Crossing Latinidades: Climate and Environmental Justice
Event Summary
Hosted by the Great Cities Institute at the University of Illinois Chicago, this Crossing Latinidades: Climate and Environmental Justice webinar convenes scholars and community-engaged researchers from three universities to examine how Latino communities across the United States experience, navigate, and resist the overlapping crises of climate change and environmental injustice. Grounded in the belief that those most impacted by environmental harm also hold vital knowledge and solutions, the webinar centers Latino communities as producers of insight, resilience, and collective action.
Funded by the Mellon Foundation’s Crossing Latinidades initiative, this interdisciplinary collaboration features research from five interconnected sites: Chicago, North Texas, Southern California, Illinois’ river corridors, and Puerto Rico. Together, these case studies illuminate the uneven geographies of climate vulnerability while tracing shared histories of displacement, labor exploitation, environmental racism, and resistance. Researchers employ humanistic and participatory methodologies—including oral histories, visual ethnography, story mapping, and long-term community partnerships—to foreground lived experience, memory, and place-based knowledge.
Presentations explore a range of urgent themes, including climate risk in unincorporated Latino communities, the systematic exclusion of undocumented migrants from disaster relief and recovery programs, and environmental racism shaping industrial and logistics corridors on Chicago’s Southeast Side.

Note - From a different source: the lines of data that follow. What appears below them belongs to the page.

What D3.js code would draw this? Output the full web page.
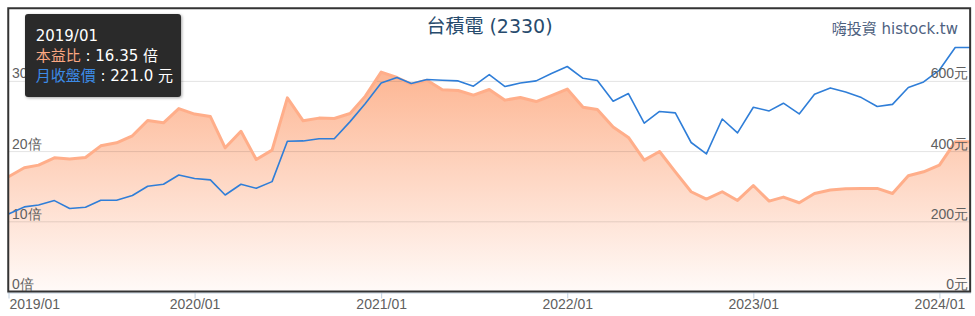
<!DOCTYPE html>
<html><head><meta charset="utf-8">
<script src="https://cdn.jsdelivr.net/npm/d3@7"></script>
<style>
body{margin:0;background:#fff;}
svg{display:block;font-family:"DejaVu Sans","Noto Sans CJK TC",sans-serif;}
</style></head><body>
<svg id="chart" width="975" height="316"></svg>
<script>
const months = ["2019/01","2019/02","2019/03","2019/04","2019/05","2019/06","2019/07","2019/08","2019/09","2019/10","2019/11","2019/12",
"2020/01","2020/02","2020/03","2020/04","2020/05","2020/06","2020/07","2020/08","2020/09","2020/10","2020/11","2020/12",
"2021/01","2021/02","2021/03","2021/04","2021/05","2021/06","2021/07","2021/08","2021/09","2021/10","2021/11","2021/12",
"2022/01","2022/02","2022/03","2022/04","2022/05","2022/06","2022/07","2022/08","2022/09","2022/10","2022/11","2022/12",
"2023/01","2023/02","2023/03","2023/04","2023/05","2023/06","2023/07","2023/08","2023/09","2023/10","2023/11","2023/12",
"2024/01","2024/02","2024/03"];
const peRatio = [16.35,17.62,18.00,19.05,18.86,19.09,20.75,21.18,22.18,24.36,24.03,26.06,
25.27,24.92,20.47,22.82,18.80,20.14,27.59,24.31,24.70,24.64,25.35,27.83,
31.25,30.48,29.54,30.10,28.73,28.63,27.97,28.77,27.26,27.63,27.06,27.91,
28.83,26.26,25.92,23.42,21.94,18.72,19.94,17.05,14.21,13.17,14.21,12.97,
15.10,12.88,13.45,12.64,13.96,14.45,14.63,14.68,14.68,13.96,16.48,17.05,
18.00,21.32,21.32];
const monthlyClose = [221.0,241.0,246.5,259.0,236.5,240.0,260.0,260.0,273.5,300.0,305.5,332.0,
322.0,318.0,275.0,305.5,294.0,313.0,428.0,429.0,435.0,435.0,484.0,535.5,
594.0,609.5,592.5,604.0,602.0,600.0,585.0,618.0,584.0,594.0,600.0,621.0,
641.0,607.5,601.0,542.0,564.0,479.5,513.0,509.0,424.5,392.0,491.5,452.0,
525.0,514.5,536.5,506.0,562.0,580.0,568.5,552.5,527.0,533.0,581.0,597.0,
631.0,695.0,695.0];
const xTickLabels = ["2019/01","2020/01","2021/01","2022/01","2023/01","2024/01"];
const peTicks = [0,10,20,30];
const priceTicks = [0,200,400,600];
const titleText = "台積電 (2330)";
const creditText = "嗨投資 histock.tw";
const peName = "本益比", peUnit = "倍";
const priceName = "月收盤價", priceUnit = "元";
const tooltipIndex = 0;

const parse = d3.timeParse("%Y/%m");
const data = months.map((m,i)=>({date:parse(m), pe:peRatio[i], price:monthlyClose[i]}));

const L = 8.5, R = 970, T = 10.7, B = 291.5;
const svg = d3.select("#chart");
const defs = svg.append("defs");
const grad = defs.append("linearGradient").attr("id","peGrad").attr("x1",0).attr("y1",0).attr("x2",0).attr("y2",1);
grad.append("stop").attr("offset","0%").attr("stop-color","#fdb693");
grad.append("stop").attr("offset","100%").attr("stop-color","#fffaf8");
const sh = defs.append("filter").attr("id","shadow").attr("x","-10%").attr("y","-10%").attr("width","130%").attr("height","130%");
sh.append("feDropShadow").attr("dx",1).attr("dy",1).attr("stdDeviation",1.5).attr("flood-color","#000").attr("flood-opacity",0.35);

const x = d3.scaleTime().domain(d3.extent(data,d=>d.date)).range([L,R]);
const yPE = d3.scaleLinear().domain([0,40]).range([B,T]);
const yPrice = d3.scaleLinear().domain([0,800]).range([B,T]);

// area + line (PE)
svg.append("path").datum(data)
  .attr("d", d3.area().x(d=>x(d.date)).y0(yPE(0)).y1(d=>yPE(d.pe)))
  .attr("fill","url(#peGrad)");

// grid + left labels
const gl = svg.append("g").attr("transform",`translate(${L},0)`)
  .call(d3.axisRight(yPE).tickValues(peTicks).tickSize(R-L).tickFormat(d=>d+peUnit));
gl.select(".domain").remove();
gl.selectAll(".tick line").attr("stroke","rgba(0,0,0,0.11)").attr("stroke-width",1)
  .filter(d=>d===0).remove();
gl.selectAll(".tick text").attr("x",3.5).attr("y",-3).attr("dy",null)
  .attr("text-anchor","start").attr("fill","#606060").style("font-size","14px");

svg.append("path").datum(data)
  .attr("d", d3.line().x(d=>x(d.date)).y(d=>yPE(d.pe)))
  .attr("fill","none").attr("stroke","#ffae8a").attr("stroke-width",3).attr("stroke-linejoin","round");

svg.append("path").datum(data)
  .attr("d", d3.line().x(d=>x(d.date)).y(d=>yPrice(d.price)))
  .attr("fill","none").attr("stroke","#2f7ed8").attr("stroke-width",1.6).attr("stroke-linejoin","round");

// right labels
const gr = svg.append("g").attr("transform",`translate(968,0)`)
  .call(d3.axisLeft(yPrice).tickValues(priceTicks).tickSize(0).tickFormat(d=>d+priceUnit));
gr.select(".domain").remove();
gr.selectAll(".tick text").attr("x",0).attr("y",-3).attr("dy",null)
  .attr("text-anchor","end").attr("fill","#606060").style("font-size","14px");

// x axis
const tickDates = xTickLabels.map(parse);
const gx = svg.append("g").attr("transform",`translate(0,292.5)`)
  .call(d3.axisBottom(x).tickValues(tickDates).tickSize(6).tickSizeOuter(0).tickFormat(d3.timeFormat("%Y/%m")));
gx.select(".domain").attr("stroke","#c0d0e0").attr("d",`M${L-1},0.5H${R+1}`);
gx.selectAll(".tick line").attr("stroke","#c0d0e0");
gx.selectAll(".tick text").attr("y",7).attr("fill","#606060").style("font-size","14px")
  .each(function(d){
    const w = this.getComputedTextLength();
    const cx = x(d);
    const minC = 9 + w/2, maxC = 970 - w/2;
    const c = Math.max(minC, Math.min(maxC, cx));
    d3.select(this).attr("x", c - cx);
  });

// border
svg.append("rect").attr("x",8.25).attr("y",8.25).attr("width",961.9).attr("height",283.25)
  .attr("fill","none").attr("stroke","#333").attr("stroke-width",2);

// title & credits
svg.append("text").attr("x",489.5).attr("y",33).attr("text-anchor","middle")
  .attr("fill","#274b6d").style("font-size","19px").text(titleText);
svg.append("text").attr("x",958).attr("y",34).attr("text-anchor","end")
  .attr("fill","#4e6180").style("font-size","15px").text(creditText);

// tooltip
const tp = data[tooltipIndex];
const tt = svg.append("g").attr("transform","translate(25,14)");
tt.append("rect").attr("width",156).attr("height",83).attr("rx",3).attr("fill","#2b2b2b").attr("filter","url(#shadow)");
tt.append("text").attr("x",10.7).attr("y",27).attr("fill","#fff").style("font-size","15px").text(months[tooltipIndex]);
const t2 = tt.append("text").attr("x",10.7).attr("y",47).style("font-size","15px");
t2.append("tspan").attr("fill","#fca883").text(peName);
t2.append("tspan").attr("fill","#fff").text(" : "+d3.format(".2f")(tp.pe)+" "+peUnit);
const t3 = tt.append("text").attr("x",10.7).attr("y",67).style("font-size","15px");
t3.append("tspan").attr("fill","#3c8ae6").text(priceName);
t3.append("tspan").attr("fill","#fff").text(" : "+d3.format(".1f")(tp.price)+" "+priceUnit);
</script>
</body></html>
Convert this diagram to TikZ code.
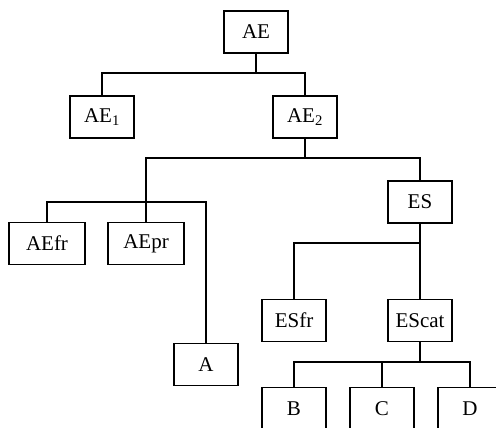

Speakers also highlight how storytelling, cultural practices, and placekeeping traditions function as critical tools for environmental resilience, political advocacy, and community survival. Transnational perspectives further connect Puerto Rican communities in Chicago with those on the archipelago, revealing how climate displacement, colonial governance, and migration shape shared environmental futures.
Moderated by GCI Director Teresa Córdova, the webinar fosters dialogue across disciplines, geographies, and generations, emphasizing collaboration between scholars and community partners. Ultimately, the conversation reframes Latino communities not as passive victims of environmental harm, but as active agents advancing climate justice, cultural continuity, and more equitable urban and regional futures.